Montagsmarschierende haben nicht verstanden, was „Neutralitätsgebot“ bedeutet (Foto: RuhrkanalNEWS)

Auch in den Kreisen der Montagsmarschierenden ist angekommen, dass „Faschismus“ von den meisten Menschen in Deutschland negativ gesehen wird. Also bezeichnen rechtsextreme Kreise ihre Gegner gerne als „Linksfaschisten“. Das hat zwei Gründe: Einerseits werden kurzfristig die Gegner ebenfalls mit dem negativen Begriff bezeichnet, andererseits wird die Bezeichnung langfristig beliebig und unscharf.
Gleichzeitig ist auch von den Montagsmarschierern in sozialen Medien zu lesen, dass sie von der „marxistischen Merkelregierung“ schwadronieren, wenn sie eine zurückliegende politische Entscheidung kritisieren wollen.

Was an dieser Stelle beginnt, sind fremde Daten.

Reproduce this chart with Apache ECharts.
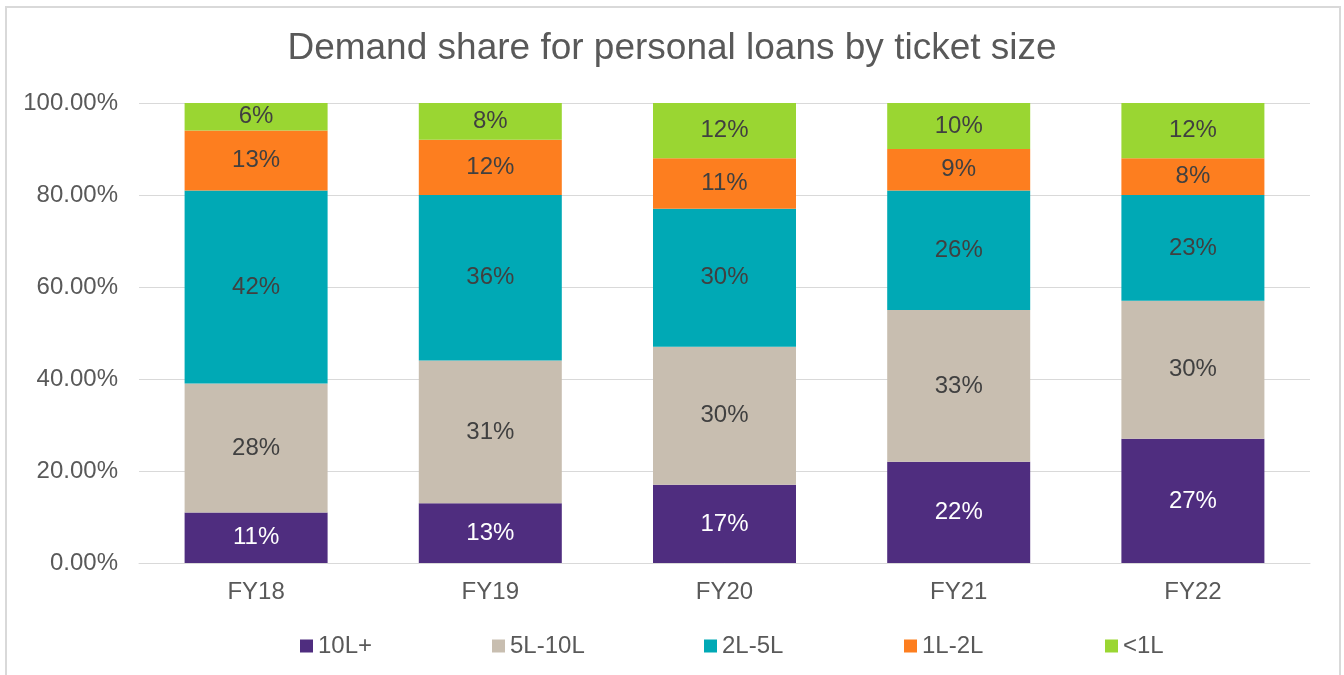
<!DOCTYPE html>
<html>
<head>
<meta charset="utf-8">
<script src="https://cdn.jsdelivr.net/npm/echarts@6/dist/echarts.min.js"></script>
<style>
html,body{margin:0;padding:0;background:#fff;}
#main{width:1344px;height:675px;}
</style>
</head>
<body>
<div id="main"></div>
<script>
var years=['FY18','FY19','FY20','FY21','FY22'];
var seriesNames=['10L+','5L-10L','2L-5L','1L-2L','<1L'];
var v10Lplus=[11,13,17,22,27];
var v5to10=[28,31,30,33,30];
var v2to5=[42,36,30,26,23];
var v1to2=[13,12,11,9,8];
var vBelow1=[6,8,12,10,12];
var yTicks=[0,20,40,60,80,100];

var colors=['#4F2D7F','#C8BEB0','#00A9B5','#FD7E1F','#9AD632'];
var allData=[v10Lplus,v5to10,v2to5,v1to2,vBelow1];
var legendLeft=[295,487,699,899,1100];

var font='"Liberation Sans", Arial, sans-serif';

var myChart=echarts.init(document.getElementById('main'));

var series=[];
for(var i=0;i<seriesNames.length;i++){
	series.push({
		name:seriesNames[i],
		type:'bar',
		stack:'total',
		barWidth:143,
		data:allData[i],
		itemStyle:{color:colors[i]},
		label:{
			show:true,
			position:'inside',
			formatter:'{c}%',
			fontFamily:font,
			fontSize:24,
			color:i==0?'#ffffff':'#404040'
		}
	});
}

// 每个图例单独定位，模仿原图不等间距
var legends=[];
for(var j=0;j<seriesNames.length;j++){
	legends.push({
		data:[seriesNames[j]],
		left:legendLeft[j],
		top:629,
		itemWidth:13,
		itemHeight:13,
		itemGap:5,
		icon:'rect',
		textStyle:{fontFamily:font,fontSize:24,color:'#595959',padding:[0,0,0,0]}
	});
}

var option={
	animation:false,
	graphic:[{
		type:'rect',
		shape:{x:6,y:7,width:1334,height:700},
		style:{fill:'none',stroke:'#d9d9d9',lineWidth:2},
		silent:true
	}],
	title:{
		text:'Demand share for personal loans by ticket size',
		left:'center',
		top:25,
		textStyle:{fontFamily:font,fontSize:37,fontWeight:'normal',color:'#595959'}
	},
	legend:legends,
	grid:{left:139,right:34,top:103,bottom:112,containLabel:false},
	xAxis:{
		type:'category',
		data:years,
		axisLine:{lineStyle:{color:'#d9d9d9',width:1}},
		axisTick:{show:false},
		axisLabel:{fontFamily:font,fontSize:24,color:'#595959',margin:17}
	},
	yAxis:{
		type:'value',
		min:yTicks[0],
		max:yTicks[yTicks.length-1],
		interval:yTicks[1]-yTicks[0],
		axisLine:{show:false},
		axisTick:{show:false},
		splitLine:{lineStyle:{color:'#d9d9d9',width:1}},
		axisLabel:{
			fontFamily:font,fontSize:24,color:'#595959',margin:21,
			formatter:function(v){return v.toFixed(2)+'%';}
		}
	},
	series:series
};

myChart.setOption(option);
</script>
</body>
</html>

Die Liste ließe sich beliebig fortsetzen. Genau deshalb ist es wichtig, dass es Demonstrationen in Hattingen gibt, bei denen sich Demokratinnen und Demokraten gegen Rechtsextremismus und Verschwörungstheorien positionieren. Das hat einerseits mit Aufklärung und der Sichtbarkeit zu tun, andererseits auch damit, dass die demokratische Mehrheit merkt, dass sie zwar meistens leiser, aber dennoch nicht allein ist. Das kann in den sogenannten sozialen Medien schon mal untergehen, wenn alleine bei X (ehemals Twitter) 50.000 russische Bots entdeckt wurden, die einzig dafür programmiert wurden, westliche Länder durch die Verbreitung von Fake-News zu destabilisieren. Sie vermitteln den Eindruck, dass Demokrat:innen in der Minderheit sind, da die Bots automatisiert ihren zersetzende Botschaften Tag und Nacht verbreiten und oft nicht sofort erkennbar ist, dass keine Menschen hinter den Profilen stecken. (Wie Populismus funktioniert hat die wunderbare Mai Thi Nguyen-Kim in ihrer Show gut erklärt.)

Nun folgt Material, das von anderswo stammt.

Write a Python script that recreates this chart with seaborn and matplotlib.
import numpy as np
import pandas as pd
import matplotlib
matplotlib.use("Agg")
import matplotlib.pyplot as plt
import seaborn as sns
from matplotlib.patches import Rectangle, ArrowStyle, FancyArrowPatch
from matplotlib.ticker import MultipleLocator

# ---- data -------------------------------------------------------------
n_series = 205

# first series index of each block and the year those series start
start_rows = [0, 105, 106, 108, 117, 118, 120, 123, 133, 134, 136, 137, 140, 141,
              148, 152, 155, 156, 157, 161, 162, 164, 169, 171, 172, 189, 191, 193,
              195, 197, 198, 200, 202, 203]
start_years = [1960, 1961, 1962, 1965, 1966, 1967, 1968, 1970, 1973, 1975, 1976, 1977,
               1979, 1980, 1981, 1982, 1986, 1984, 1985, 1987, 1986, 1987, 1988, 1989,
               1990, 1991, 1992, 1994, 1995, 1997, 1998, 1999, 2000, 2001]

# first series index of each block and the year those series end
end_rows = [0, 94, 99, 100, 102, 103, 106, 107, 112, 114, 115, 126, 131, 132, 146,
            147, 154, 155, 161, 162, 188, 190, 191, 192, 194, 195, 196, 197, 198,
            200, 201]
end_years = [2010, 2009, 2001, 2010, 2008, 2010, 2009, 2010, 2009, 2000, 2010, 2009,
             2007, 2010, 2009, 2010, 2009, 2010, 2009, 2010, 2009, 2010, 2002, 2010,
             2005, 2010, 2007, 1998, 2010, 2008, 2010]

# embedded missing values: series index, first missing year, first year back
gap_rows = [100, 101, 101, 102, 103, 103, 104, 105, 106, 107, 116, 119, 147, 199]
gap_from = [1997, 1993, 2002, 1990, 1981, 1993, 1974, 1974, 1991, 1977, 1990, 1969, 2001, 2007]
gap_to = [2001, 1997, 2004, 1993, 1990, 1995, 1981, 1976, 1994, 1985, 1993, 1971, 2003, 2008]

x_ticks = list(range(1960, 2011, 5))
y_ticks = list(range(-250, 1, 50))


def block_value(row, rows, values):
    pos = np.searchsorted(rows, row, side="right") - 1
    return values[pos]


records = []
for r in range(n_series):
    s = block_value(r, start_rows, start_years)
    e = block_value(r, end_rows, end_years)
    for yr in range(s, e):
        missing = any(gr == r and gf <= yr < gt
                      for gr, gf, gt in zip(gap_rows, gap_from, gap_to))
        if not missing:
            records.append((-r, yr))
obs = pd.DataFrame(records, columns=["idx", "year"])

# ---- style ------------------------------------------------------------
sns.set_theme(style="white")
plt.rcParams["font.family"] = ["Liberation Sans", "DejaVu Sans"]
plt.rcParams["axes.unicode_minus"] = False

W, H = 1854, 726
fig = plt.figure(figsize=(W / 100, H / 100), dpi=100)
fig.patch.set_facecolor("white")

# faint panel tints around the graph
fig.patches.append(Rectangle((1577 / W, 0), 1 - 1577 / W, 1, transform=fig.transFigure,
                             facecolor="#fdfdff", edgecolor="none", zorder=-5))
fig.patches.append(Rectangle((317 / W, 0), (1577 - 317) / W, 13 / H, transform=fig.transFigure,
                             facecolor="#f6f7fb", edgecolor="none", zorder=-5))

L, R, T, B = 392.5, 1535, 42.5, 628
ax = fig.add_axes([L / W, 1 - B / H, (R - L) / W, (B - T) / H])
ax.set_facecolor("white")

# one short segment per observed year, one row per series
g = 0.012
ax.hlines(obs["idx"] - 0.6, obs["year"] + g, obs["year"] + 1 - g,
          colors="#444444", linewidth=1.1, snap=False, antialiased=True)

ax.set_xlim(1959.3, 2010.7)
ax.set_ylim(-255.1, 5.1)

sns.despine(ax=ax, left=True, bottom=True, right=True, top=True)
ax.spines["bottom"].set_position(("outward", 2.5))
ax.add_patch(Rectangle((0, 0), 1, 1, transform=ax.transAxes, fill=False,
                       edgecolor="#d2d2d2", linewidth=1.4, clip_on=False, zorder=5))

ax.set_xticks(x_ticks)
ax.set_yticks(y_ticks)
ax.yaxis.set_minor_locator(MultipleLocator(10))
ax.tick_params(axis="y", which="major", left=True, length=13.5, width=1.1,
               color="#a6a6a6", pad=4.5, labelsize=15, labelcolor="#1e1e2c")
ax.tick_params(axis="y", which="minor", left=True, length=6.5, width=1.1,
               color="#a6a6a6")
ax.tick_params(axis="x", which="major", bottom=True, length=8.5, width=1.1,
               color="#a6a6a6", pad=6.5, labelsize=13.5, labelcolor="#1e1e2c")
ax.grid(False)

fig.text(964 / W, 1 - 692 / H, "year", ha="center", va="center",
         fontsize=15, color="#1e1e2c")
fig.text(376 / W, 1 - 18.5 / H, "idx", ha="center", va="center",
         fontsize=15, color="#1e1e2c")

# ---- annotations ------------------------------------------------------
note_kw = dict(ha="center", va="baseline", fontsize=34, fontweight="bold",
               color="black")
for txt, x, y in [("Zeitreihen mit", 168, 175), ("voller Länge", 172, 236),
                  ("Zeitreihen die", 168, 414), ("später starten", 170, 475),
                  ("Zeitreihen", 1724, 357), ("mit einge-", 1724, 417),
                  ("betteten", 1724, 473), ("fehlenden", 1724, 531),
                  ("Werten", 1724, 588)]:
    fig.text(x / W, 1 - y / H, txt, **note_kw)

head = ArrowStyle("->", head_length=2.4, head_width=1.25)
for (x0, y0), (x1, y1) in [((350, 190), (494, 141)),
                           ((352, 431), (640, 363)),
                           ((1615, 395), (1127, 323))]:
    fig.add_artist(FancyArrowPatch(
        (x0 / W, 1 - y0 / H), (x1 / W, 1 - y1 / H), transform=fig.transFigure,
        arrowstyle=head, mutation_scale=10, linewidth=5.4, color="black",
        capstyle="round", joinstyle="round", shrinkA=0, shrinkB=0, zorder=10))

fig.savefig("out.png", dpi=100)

Wie schwierig es ist, einmal in die Hände tendenziell undemokratischer Parteien geratene Staaten wieder in die Rechtsstaatlichkeit zu führen, lässt sich aktuell in Polen beobachten. Sollten in Ungarn wieder demokratische Kräfte die Wahlen gewinnen (was nicht in Sicht ist), werden sie auf ähnliche Schwierigkeiten stoßen. Was in Deutschland passieren würde, falls die AfD das Sagen hätte, haben hochrangige Vertreter immer wieder deutlich gesagt. Mit ihren Positionen ist die AfD inzwischen selbst europäischen Schwesterparteien wie der französischen „Rassemblement National“ zu extrem. Nicht grundlos wird die AfD in vielen Bundesländern vom Verfassungsschutz beobachtet und Teile der Partei gelten als „gesichert rechtsextrem“.

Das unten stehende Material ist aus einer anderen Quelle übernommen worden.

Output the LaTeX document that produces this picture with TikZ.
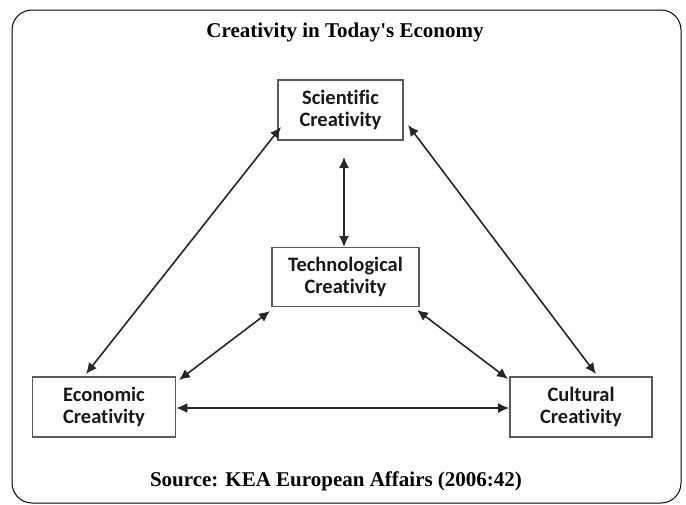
\documentclass[tikz,border=0pt]{standalone}
\usepackage{fontspec}
\setmainfont{Liberation Serif}
\newfontfamily\boxfont[Ligatures=NoCommon]{Carlito}
\usetikzlibrary{arrows.meta}
\begin{document}
\begin{tikzpicture}[x=1pt,y=-1pt,
  cbox/.style={draw=black!65,line width=1.6pt,font=\boxfont\bfseries\fontsize{20.5}{22.5}\selectfont,align=center,inner sep=0pt,text=black!90},
  link/.style={{Latex[length=11pt,width=10pt]}-{Latex[length=11pt,width=10pt]},line width=1.6pt,draw=black!85}]
\useasboundingbox (0,0) rectangle (686,504);
\draw[line width=1pt,rounded corners=20pt] (12,10) rectangle (681,503);
\node[font=\bfseries\fontsize{21}{24}\selectfont] (title) at (345,32) {Creativity in Today\textquotesingle s Economy};
\node[font=\bfseries\fontsize{21}{24}\selectfont] (src) at (336,481) {Source: KEA European Affairs (2006:42)};
\node[cbox,minimum width=125pt,minimum height=60pt] (sci) at (340.5,110) {Scientific\\Creativity};
\node[cbox,minimum width=147pt,minimum height=59pt] (tech) at (345.5,277) {Technological\\Creativity};
\node[cbox,minimum width=143pt,minimum height=60pt] (econ) at (104,407) {Economic\\Creativity};
\node[cbox,minimum width=142pt,minimum height=60pt] (cult) at (581,407) {Cultural\\Creativity};
\coordinate (s1) at (344,157);
\coordinate (t1) at (344,247);
\coordinate (e1) at (86,374);
\coordinate (e2) at (179,380);
\coordinate (s2) at (281,127);
\coordinate (s3) at (408,125);
\coordinate (c1) at (596,374);
\coordinate (c2) at (508,379);
\coordinate (t2) at (270,311);
\coordinate (t3) at (417,310);
\draw[link] (s1) -- (t1);
\draw[link] (e1) -- (s2);
\draw[link] (c1) -- (s3);
\draw[link] (e2) -- (t2);
\draw[link] (c2) -- (t3);
\draw[link] (econ.east |- 0,408) -- (cult.west |- 0,408);
\end{tikzpicture}
\end{document}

Wenn die zahlreichen Demonstrationen gegen Rechtsextremismus dazu führen, die Grenze des Sagbaren wieder in Richtung Demokratie zu verschieben, wäre schon viel gewonnen. Wahrscheinlich werden sie maximal die Diskursverschiebung nach rechts stoppen. Knallharte Verfassungsfeinde sind durch demokratische Argumente sowieso nicht mehr zu erreichen. Trotzdem bleiben sie weiter wichtig.

1 Kommentar zu "WARUM DEMOS GEGEN RECHTSEXTREMISMUS WEITER WICHTIG SIND"

  1. Bernd Loewe | 20. Februar 2024 um 20:11 |

    Zitat aus dem Kommentar von Frank Strohdiek:

    „Wenn die zahlreichen Demonstrationen gegen Rechtsextremismus dazu führen, die Grenze des Sagbaren wieder in Richtung Demokratie zu verschieben, wäre schon viel gewonnen. Wahrscheinlich werden sie maximal die Diskursverschiebung nach rechts stoppen. Knallharte Verfassungsfeinde sind durch demokratische Argumente sowieso nicht mehr zu erreichen.“

    100% Zustimmung!

Kommentare sind deaktiviert.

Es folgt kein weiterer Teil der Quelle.